[Problem description] Exclude the pictures and retype the entries as written.

Items from a data source

###

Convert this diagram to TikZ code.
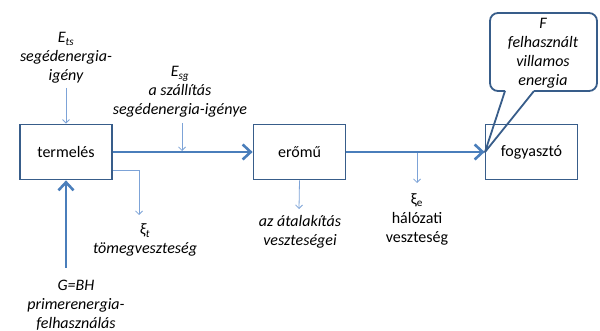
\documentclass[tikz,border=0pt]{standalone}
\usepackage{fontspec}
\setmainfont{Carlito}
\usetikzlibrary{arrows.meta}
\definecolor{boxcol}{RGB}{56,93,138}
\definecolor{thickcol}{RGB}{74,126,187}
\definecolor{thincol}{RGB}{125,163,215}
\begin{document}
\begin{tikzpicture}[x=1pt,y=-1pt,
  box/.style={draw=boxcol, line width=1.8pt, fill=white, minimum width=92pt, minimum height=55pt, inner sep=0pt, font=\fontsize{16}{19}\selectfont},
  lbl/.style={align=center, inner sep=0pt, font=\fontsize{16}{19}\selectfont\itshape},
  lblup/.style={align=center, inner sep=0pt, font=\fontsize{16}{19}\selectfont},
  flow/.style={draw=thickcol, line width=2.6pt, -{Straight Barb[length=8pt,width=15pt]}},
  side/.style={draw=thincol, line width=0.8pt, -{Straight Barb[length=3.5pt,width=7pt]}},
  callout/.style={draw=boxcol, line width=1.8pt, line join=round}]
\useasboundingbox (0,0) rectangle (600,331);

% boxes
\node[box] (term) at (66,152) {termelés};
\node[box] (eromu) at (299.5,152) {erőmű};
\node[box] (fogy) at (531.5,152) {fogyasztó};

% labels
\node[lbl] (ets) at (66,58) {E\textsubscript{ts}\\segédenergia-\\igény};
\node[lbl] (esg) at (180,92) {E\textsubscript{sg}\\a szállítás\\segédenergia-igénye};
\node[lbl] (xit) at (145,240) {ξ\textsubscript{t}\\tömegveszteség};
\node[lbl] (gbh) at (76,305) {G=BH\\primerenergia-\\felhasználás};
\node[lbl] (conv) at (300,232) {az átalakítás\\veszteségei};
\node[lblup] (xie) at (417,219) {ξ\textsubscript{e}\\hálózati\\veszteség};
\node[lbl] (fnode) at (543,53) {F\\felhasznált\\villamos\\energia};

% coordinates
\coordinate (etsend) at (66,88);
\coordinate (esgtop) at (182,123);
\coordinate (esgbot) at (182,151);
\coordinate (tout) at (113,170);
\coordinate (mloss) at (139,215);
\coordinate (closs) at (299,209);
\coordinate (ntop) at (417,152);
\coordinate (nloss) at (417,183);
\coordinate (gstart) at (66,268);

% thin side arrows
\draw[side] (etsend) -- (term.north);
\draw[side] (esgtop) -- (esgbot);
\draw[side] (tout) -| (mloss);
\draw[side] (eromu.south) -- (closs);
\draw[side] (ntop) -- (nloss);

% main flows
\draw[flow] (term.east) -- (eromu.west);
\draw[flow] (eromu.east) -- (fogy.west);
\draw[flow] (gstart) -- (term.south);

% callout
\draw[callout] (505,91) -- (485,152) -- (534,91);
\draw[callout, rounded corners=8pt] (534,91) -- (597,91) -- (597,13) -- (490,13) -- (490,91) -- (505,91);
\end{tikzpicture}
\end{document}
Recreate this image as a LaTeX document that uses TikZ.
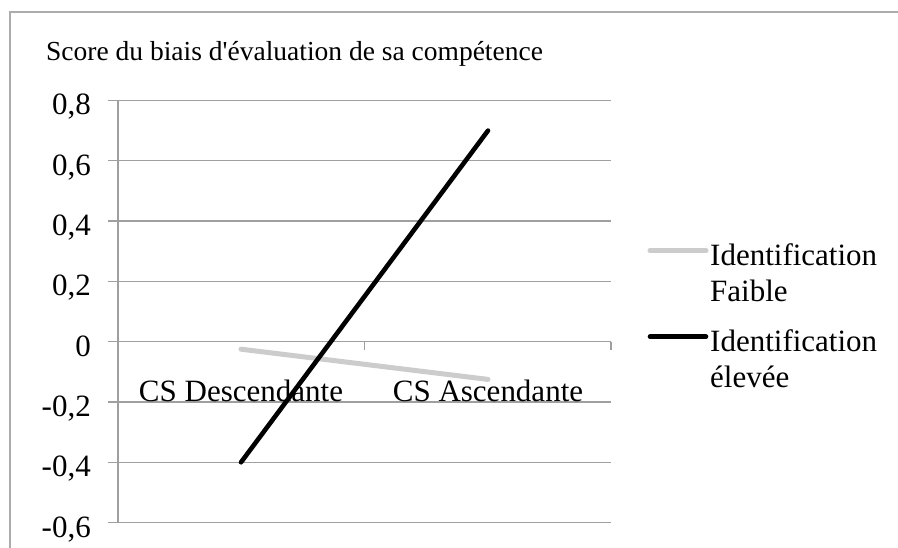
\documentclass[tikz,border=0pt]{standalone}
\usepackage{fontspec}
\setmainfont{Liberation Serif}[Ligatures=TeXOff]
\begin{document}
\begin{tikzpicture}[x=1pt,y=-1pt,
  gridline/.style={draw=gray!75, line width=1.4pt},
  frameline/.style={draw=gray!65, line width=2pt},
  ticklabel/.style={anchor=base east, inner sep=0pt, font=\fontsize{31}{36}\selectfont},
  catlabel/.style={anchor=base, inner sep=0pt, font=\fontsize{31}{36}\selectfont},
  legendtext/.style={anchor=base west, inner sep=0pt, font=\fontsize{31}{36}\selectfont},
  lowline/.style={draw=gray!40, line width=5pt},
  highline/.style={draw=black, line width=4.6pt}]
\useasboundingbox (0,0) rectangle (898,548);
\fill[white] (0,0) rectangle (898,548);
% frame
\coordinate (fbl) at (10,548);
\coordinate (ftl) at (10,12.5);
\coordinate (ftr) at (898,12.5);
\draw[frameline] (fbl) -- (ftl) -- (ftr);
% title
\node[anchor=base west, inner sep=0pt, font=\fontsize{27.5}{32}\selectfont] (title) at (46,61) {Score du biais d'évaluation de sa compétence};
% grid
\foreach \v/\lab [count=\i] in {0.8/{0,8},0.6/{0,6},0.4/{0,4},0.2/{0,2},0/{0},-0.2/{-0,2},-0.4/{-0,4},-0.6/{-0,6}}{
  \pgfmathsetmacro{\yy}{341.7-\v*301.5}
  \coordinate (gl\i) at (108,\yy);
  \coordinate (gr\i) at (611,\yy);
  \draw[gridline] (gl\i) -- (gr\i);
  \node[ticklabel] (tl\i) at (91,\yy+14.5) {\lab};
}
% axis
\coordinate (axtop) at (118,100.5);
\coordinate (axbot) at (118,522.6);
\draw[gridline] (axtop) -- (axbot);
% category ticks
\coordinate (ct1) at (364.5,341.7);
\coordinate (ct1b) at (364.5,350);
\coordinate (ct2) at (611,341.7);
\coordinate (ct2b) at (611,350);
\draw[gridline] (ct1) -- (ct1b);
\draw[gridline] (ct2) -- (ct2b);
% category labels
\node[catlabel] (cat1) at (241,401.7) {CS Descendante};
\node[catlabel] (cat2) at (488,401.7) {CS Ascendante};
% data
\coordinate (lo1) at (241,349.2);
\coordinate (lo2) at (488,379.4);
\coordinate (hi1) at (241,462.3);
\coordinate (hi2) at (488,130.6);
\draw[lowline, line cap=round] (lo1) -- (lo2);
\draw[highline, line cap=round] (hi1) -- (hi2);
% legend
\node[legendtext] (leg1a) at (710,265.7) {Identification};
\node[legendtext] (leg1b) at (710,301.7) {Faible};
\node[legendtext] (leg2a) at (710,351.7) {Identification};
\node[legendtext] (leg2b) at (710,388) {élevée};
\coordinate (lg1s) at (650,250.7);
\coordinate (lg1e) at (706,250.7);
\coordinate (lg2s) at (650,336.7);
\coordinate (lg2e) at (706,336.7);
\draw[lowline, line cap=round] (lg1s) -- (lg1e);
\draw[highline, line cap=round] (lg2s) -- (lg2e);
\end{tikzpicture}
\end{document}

###

[Response to the task]
Convert this diagram to TikZ code.
\documentclass[tikz,border=0pt]{standalone}
\usepackage{fontspec}
\setmainfont{Carlito}
\usetikzlibrary{arrows.meta}
\definecolor{boxcol}{RGB}{56,93,138}
\definecolor{thickcol}{RGB}{74,126,187}
\definecolor{thincol}{RGB}{125,163,215}
\begin{document}
\begin{tikzpicture}[x=1pt,y=-1pt,
  box/.style={draw=boxcol, line width=1.8pt, fill=white, minimum width=92pt, minimum height=55pt, inner sep=0pt, font=\fontsize{16}{19}\selectfont},
  lbl/.style={align=center, inner sep=0pt, font=\fontsize{16}{19}\selectfont\itshape},
  lblup/.style={align=center, inner sep=0pt, font=\fontsize{16}{19}\selectfont},
  flow/.style={draw=thickcol, line width=2.6pt, -{Straight Barb[length=8pt,width=15pt]}},
  side/.style={draw=thincol, line width=0.8pt, -{Straight Barb[length=3.5pt,width=7pt]}},
  callout/.style={draw=boxcol, line width=1.8pt, line join=round}]
\useasboundingbox (0,0) rectangle (600,331);

% boxes
\node[box] (term) at (66,152) {termelés};
\node[box] (eromu) at (299.5,152) {erőmű};
\node[box] (fogy) at (531.5,152) {fogyasztó};

% labels
\node[lbl] (ets) at (66,58) {E\textsubscript{ts}\\segédenergia-\\igény};
\node[lbl] (esg) at (180,92) {E\textsubscript{sg}\\a szállítás\\segédenergia-igénye};
\node[lbl] (xit) at (145,240) {ξ\textsubscript{t}\\tömegveszteség};
\node[lbl] (gbh) at (76,305) {G=BH\\primerenergia-\\felhasználás};
\node[lbl] (conv) at (300,232) {az átalakítás\\veszteségei};
\node[lblup] (xie) at (417,219) {ξ\textsubscript{e}\\hálózati\\veszteség};
\node[lbl] (fnode) at (543,53) {F\\felhasznált\\villamos\\energia};

% coordinates
\coordinate (etsend) at (66,88);
\coordinate (esgtop) at (182,123);
\coordinate (esgbot) at (182,151);
\coordinate (tout) at (113,170);
\coordinate (mloss) at (139,215);
\coordinate (closs) at (299,209);
\coordinate (ntop) at (417,152);
\coordinate (nloss) at (417,183);
\coordinate (gstart) at (66,268);

% thin side arrows
\draw[side] (etsend) -- (term.north);
\draw[side] (esgtop) -- (esgbot);
\draw[side] (tout) -| (mloss);
\draw[side] (eromu.south) -- (closs);
\draw[side] (ntop) -- (nloss);

% main flows
\draw[flow] (term.east) -- (eromu.west);
\draw[flow] (eromu.east) -- (fogy.west);
\draw[flow] (gstart) -- (term.south);

% callout
\draw[callout] (505,91) -- (485,152) -- (534,91);
\draw[callout, rounded corners=8pt] (534,91) -- (597,91) -- (597,13) -- (490,13) -- (490,91) -- (505,91);
\end{tikzpicture}
\end{document}
Recreate this image as a LaTeX document that uses TikZ.
\documentclass[tikz,border=0pt]{standalone}
\usepackage{fontspec}
\setmainfont{Liberation Serif}[Ligatures=TeXOff]
\begin{document}
\begin{tikzpicture}[x=1pt,y=-1pt,
  gridline/.style={draw=gray!75, line width=1.4pt},
  frameline/.style={draw=gray!65, line width=2pt},
  ticklabel/.style={anchor=base east, inner sep=0pt, font=\fontsize{31}{36}\selectfont},
  catlabel/.style={anchor=base, inner sep=0pt, font=\fontsize{31}{36}\selectfont},
  legendtext/.style={anchor=base west, inner sep=0pt, font=\fontsize{31}{36}\selectfont},
  lowline/.style={draw=gray!40, line width=5pt},
  highline/.style={draw=black, line width=4.6pt}]
\useasboundingbox (0,0) rectangle (898,548);
\fill[white] (0,0) rectangle (898,548);
% frame
\coordinate (fbl) at (10,548);
\coordinate (ftl) at (10,12.5);
\coordinate (ftr) at (898,12.5);
\draw[frameline] (fbl) -- (ftl) -- (ftr);
% title
\node[anchor=base west, inner sep=0pt, font=\fontsize{27.5}{32}\selectfont] (title) at (46,61) {Score du biais d'évaluation de sa compétence};
% grid
\foreach \v/\lab [count=\i] in {0.8/{0,8},0.6/{0,6},0.4/{0,4},0.2/{0,2},0/{0},-0.2/{-0,2},-0.4/{-0,4},-0.6/{-0,6}}{
  \pgfmathsetmacro{\yy}{341.7-\v*301.5}
  \coordinate (gl\i) at (108,\yy);
  \coordinate (gr\i) at (611,\yy);
  \draw[gridline] (gl\i) -- (gr\i);
  \node[ticklabel] (tl\i) at (91,\yy+14.5) {\lab};
}
% axis
\coordinate (axtop) at (118,100.5);
\coordinate (axbot) at (118,522.6);
\draw[gridline] (axtop) -- (axbot);
% category ticks
\coordinate (ct1) at (364.5,341.7);
\coordinate (ct1b) at (364.5,350);
\coordinate (ct2) at (611,341.7);
\coordinate (ct2b) at (611,350);
\draw[gridline] (ct1) -- (ct1b);
\draw[gridline] (ct2) -- (ct2b);
% category labels
\node[catlabel] (cat1) at (241,401.7) {CS Descendante};
\node[catlabel] (cat2) at (488,401.7) {CS Ascendante};
% data
\coordinate (lo1) at (241,349.2);
\coordinate (lo2) at (488,379.4);
\coordinate (hi1) at (241,462.3);
\coordinate (hi2) at (488,130.6);
\draw[lowline, line cap=round] (lo1) -- (lo2);
\draw[highline, line cap=round] (hi1) -- (hi2);
% legend
\node[legendtext] (leg1a) at (710,265.7) {Identification};
\node[legendtext] (leg1b) at (710,301.7) {Faible};
\node[legendtext] (leg2a) at (710,351.7) {Identification};
\node[legendtext] (leg2b) at (710,388) {élevée};
\coordinate (lg1s) at (650,250.7);
\coordinate (lg1e) at (706,250.7);
\coordinate (lg2s) at (650,336.7);
\coordinate (lg2e) at (706,336.7);
\draw[lowline, line cap=round] (lg1s) -- (lg1e);
\draw[highline, line cap=round] (lg2s) -- (lg2e);
\end{tikzpicture}
\end{document}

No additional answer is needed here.